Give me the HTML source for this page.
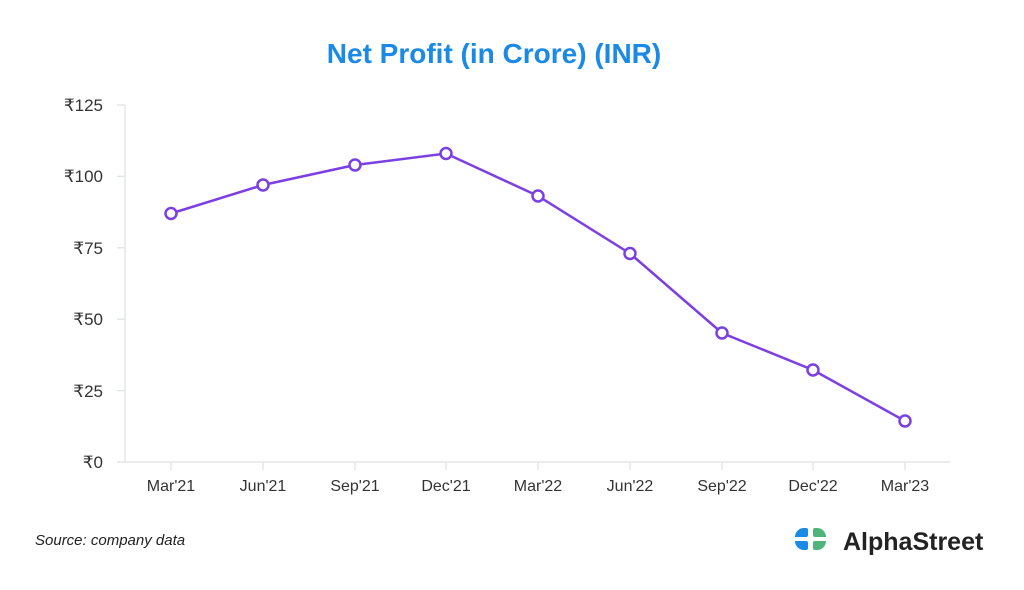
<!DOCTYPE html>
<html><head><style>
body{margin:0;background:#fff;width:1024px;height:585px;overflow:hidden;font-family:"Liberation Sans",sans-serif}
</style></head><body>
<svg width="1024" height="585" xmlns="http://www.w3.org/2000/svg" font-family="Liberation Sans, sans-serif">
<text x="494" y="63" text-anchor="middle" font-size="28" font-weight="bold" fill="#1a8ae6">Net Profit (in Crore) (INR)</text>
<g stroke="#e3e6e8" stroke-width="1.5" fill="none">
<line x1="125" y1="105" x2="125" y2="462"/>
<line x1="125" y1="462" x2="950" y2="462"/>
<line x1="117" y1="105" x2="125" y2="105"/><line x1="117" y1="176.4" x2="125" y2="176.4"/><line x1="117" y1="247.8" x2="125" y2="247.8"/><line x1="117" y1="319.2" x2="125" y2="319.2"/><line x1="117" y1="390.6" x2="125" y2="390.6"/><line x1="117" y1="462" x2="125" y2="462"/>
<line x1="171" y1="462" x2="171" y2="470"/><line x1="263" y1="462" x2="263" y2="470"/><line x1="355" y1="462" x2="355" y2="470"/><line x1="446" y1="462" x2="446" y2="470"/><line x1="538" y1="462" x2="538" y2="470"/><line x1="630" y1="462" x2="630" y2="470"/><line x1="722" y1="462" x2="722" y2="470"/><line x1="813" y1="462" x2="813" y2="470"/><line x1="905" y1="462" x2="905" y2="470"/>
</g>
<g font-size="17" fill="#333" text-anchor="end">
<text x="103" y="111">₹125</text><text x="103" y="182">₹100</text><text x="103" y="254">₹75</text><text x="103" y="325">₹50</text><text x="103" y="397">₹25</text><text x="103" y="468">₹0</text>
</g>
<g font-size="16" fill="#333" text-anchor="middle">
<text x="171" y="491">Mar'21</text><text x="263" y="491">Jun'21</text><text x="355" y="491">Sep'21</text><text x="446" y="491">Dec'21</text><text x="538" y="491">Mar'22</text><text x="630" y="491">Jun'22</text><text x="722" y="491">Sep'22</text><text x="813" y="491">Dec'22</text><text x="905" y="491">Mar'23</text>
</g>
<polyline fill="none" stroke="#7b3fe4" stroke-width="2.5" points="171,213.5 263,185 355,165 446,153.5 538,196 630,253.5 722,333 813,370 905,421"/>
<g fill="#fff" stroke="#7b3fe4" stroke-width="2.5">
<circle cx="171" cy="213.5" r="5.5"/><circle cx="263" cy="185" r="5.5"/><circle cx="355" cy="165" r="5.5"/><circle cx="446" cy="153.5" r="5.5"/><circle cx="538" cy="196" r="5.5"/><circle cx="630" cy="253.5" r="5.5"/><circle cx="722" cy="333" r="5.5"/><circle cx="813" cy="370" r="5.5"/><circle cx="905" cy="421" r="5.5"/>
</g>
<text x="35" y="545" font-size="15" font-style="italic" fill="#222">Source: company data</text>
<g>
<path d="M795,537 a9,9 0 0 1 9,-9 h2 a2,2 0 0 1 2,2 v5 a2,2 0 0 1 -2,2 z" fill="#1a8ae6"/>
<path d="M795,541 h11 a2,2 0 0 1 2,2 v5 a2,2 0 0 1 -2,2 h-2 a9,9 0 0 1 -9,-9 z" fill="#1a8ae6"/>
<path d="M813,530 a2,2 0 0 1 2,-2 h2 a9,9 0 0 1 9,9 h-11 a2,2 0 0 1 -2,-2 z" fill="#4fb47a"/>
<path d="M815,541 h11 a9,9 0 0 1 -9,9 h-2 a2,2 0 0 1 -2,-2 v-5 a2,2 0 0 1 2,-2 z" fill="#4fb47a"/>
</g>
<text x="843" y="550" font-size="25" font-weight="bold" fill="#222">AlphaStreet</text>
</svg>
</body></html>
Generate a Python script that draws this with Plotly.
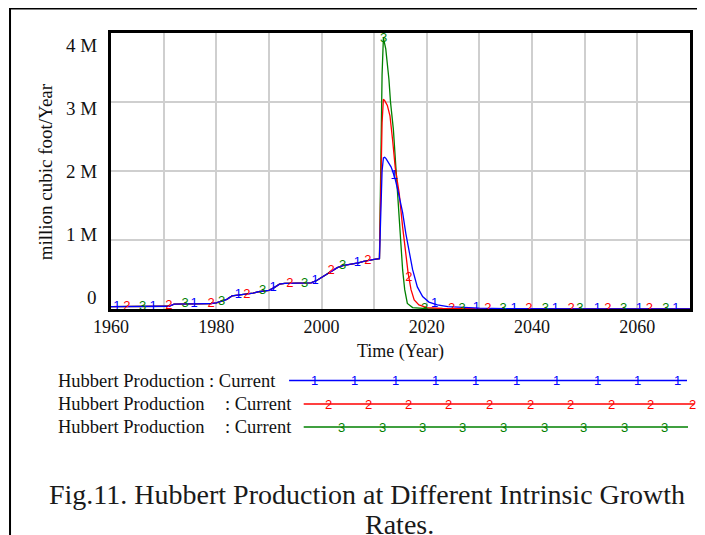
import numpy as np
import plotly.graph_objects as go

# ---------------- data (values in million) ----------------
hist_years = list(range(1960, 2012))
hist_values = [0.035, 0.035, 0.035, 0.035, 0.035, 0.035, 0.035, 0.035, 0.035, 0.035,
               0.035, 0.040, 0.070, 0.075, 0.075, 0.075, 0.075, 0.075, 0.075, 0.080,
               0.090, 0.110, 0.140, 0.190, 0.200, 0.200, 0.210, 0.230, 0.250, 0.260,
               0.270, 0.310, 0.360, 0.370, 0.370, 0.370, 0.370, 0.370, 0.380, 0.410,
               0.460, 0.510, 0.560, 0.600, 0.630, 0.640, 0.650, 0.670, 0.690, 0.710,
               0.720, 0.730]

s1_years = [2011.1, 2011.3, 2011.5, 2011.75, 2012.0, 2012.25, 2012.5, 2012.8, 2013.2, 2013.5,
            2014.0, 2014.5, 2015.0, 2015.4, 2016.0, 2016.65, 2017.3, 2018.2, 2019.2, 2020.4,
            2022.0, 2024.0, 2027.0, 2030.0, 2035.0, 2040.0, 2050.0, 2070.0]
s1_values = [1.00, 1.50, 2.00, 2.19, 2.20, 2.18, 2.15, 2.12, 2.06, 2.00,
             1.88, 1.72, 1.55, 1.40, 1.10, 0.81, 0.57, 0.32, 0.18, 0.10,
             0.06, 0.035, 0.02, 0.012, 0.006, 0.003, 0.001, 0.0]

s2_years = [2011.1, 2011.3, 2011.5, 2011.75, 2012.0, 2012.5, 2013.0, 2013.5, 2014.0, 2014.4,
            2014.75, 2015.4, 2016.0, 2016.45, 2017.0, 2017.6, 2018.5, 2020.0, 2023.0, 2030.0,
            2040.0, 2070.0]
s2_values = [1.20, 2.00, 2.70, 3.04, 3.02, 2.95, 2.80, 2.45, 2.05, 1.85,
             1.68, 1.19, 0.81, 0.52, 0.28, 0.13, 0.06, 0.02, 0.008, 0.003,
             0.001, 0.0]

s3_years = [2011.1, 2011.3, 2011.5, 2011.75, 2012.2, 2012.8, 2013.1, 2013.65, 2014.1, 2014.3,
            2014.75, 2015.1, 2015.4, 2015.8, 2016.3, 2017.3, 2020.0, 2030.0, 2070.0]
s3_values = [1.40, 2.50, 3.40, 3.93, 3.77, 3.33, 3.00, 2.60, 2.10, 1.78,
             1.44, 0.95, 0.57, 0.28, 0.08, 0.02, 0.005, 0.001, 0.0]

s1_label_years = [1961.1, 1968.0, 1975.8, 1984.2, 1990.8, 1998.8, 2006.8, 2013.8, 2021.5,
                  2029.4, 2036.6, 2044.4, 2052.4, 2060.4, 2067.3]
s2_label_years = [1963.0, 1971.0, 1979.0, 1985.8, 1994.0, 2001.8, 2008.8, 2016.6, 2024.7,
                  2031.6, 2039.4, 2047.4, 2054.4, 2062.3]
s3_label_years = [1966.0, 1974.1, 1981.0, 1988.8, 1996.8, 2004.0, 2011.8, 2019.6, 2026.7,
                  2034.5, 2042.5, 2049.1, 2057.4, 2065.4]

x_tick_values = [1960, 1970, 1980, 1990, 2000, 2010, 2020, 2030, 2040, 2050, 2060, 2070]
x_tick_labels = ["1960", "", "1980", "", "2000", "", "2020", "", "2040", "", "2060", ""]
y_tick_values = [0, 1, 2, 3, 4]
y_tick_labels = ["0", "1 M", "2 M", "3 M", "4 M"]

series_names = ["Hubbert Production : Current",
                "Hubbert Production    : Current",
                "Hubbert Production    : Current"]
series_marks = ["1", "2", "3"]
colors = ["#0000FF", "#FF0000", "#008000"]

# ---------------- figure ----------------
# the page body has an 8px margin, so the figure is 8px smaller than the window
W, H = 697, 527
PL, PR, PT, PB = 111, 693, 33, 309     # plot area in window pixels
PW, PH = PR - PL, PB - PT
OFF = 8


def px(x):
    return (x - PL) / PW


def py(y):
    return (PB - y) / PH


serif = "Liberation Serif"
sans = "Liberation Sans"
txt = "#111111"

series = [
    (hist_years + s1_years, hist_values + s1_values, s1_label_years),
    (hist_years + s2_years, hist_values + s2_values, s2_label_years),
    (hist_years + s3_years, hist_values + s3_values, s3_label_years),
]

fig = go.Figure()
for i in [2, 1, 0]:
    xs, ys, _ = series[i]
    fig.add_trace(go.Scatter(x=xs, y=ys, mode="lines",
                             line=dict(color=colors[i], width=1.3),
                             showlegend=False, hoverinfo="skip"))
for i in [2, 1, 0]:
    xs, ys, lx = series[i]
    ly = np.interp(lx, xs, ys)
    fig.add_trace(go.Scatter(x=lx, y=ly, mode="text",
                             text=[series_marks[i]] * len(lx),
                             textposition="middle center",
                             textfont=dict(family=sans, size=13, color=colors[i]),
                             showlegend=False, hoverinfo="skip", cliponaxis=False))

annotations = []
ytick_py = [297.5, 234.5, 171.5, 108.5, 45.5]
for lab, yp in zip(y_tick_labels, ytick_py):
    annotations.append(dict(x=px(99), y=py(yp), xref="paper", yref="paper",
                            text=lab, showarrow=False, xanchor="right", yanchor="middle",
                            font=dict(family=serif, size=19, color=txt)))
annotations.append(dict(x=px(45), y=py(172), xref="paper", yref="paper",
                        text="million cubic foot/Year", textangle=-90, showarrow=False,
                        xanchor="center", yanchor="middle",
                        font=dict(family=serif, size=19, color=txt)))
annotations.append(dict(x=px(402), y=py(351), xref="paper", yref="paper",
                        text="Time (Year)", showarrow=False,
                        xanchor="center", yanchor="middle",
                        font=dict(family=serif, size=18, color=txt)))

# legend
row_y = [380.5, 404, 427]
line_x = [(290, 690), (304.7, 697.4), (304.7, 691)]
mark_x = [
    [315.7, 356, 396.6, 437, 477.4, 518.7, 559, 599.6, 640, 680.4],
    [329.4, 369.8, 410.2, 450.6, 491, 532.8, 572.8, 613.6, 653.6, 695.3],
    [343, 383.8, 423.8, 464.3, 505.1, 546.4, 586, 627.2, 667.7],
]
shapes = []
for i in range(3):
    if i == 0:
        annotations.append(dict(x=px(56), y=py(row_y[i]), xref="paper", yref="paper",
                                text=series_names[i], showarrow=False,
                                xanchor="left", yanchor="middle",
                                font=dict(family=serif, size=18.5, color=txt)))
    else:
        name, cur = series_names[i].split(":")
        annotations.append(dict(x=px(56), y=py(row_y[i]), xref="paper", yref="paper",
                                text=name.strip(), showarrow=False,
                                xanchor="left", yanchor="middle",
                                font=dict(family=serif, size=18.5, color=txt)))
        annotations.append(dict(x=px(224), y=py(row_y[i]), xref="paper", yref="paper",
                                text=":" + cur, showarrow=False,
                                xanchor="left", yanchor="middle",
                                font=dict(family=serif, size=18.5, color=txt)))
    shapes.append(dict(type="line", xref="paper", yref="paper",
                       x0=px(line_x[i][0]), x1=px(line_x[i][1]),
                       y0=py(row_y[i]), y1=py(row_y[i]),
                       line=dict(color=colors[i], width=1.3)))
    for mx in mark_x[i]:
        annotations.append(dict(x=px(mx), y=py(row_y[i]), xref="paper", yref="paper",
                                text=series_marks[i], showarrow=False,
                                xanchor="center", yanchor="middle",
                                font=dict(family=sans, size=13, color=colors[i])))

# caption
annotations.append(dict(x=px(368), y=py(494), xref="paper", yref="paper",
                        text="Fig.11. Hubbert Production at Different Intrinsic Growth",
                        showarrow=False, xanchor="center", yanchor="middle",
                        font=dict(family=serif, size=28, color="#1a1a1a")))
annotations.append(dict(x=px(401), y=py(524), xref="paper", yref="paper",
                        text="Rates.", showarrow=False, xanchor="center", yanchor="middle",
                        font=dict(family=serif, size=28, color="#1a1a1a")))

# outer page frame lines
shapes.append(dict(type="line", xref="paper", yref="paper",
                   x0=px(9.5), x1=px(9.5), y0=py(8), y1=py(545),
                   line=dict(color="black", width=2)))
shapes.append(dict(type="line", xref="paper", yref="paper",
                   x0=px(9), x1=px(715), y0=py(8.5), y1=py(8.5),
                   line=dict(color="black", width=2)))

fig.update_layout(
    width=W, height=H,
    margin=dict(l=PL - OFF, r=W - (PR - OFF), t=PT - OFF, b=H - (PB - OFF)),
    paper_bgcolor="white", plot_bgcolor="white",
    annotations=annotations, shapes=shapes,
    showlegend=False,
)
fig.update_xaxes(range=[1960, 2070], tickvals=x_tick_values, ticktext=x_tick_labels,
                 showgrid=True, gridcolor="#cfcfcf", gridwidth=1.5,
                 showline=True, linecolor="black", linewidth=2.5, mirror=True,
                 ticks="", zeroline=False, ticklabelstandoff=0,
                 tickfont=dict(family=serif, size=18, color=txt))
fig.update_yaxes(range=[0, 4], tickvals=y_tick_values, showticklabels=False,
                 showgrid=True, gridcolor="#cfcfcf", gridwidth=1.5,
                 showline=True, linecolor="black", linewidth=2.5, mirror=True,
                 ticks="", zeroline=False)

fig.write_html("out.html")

### PROBLEM REQUIREMENTS
Above are records with pictures. Reproduce exactly only the lines from the line with "Generate a Python" through the line with "0.720, 0.730]", both ends included, and leave the pictures out.

### REPLY
Generate a Python script that draws this with Plotly.
import numpy as np
import plotly.graph_objects as go

# ---------------- data (values in million) ----------------
hist_years = list(range(1960, 2012))
hist_values = [0.035, 0.035, 0.035, 0.035, 0.035, 0.035, 0.035, 0.035, 0.035, 0.035,
               0.035, 0.040, 0.070, 0.075, 0.075, 0.075, 0.075, 0.075, 0.075, 0.080,
               0.090, 0.110, 0.140, 0.190, 0.200, 0.200, 0.210, 0.230, 0.250, 0.260,
               0.270, 0.310, 0.360, 0.370, 0.370, 0.370, 0.370, 0.370, 0.380, 0.410,
               0.460, 0.510, 0.560, 0.600, 0.630, 0.640, 0.650, 0.670, 0.690, 0.710,
               0.720, 0.730]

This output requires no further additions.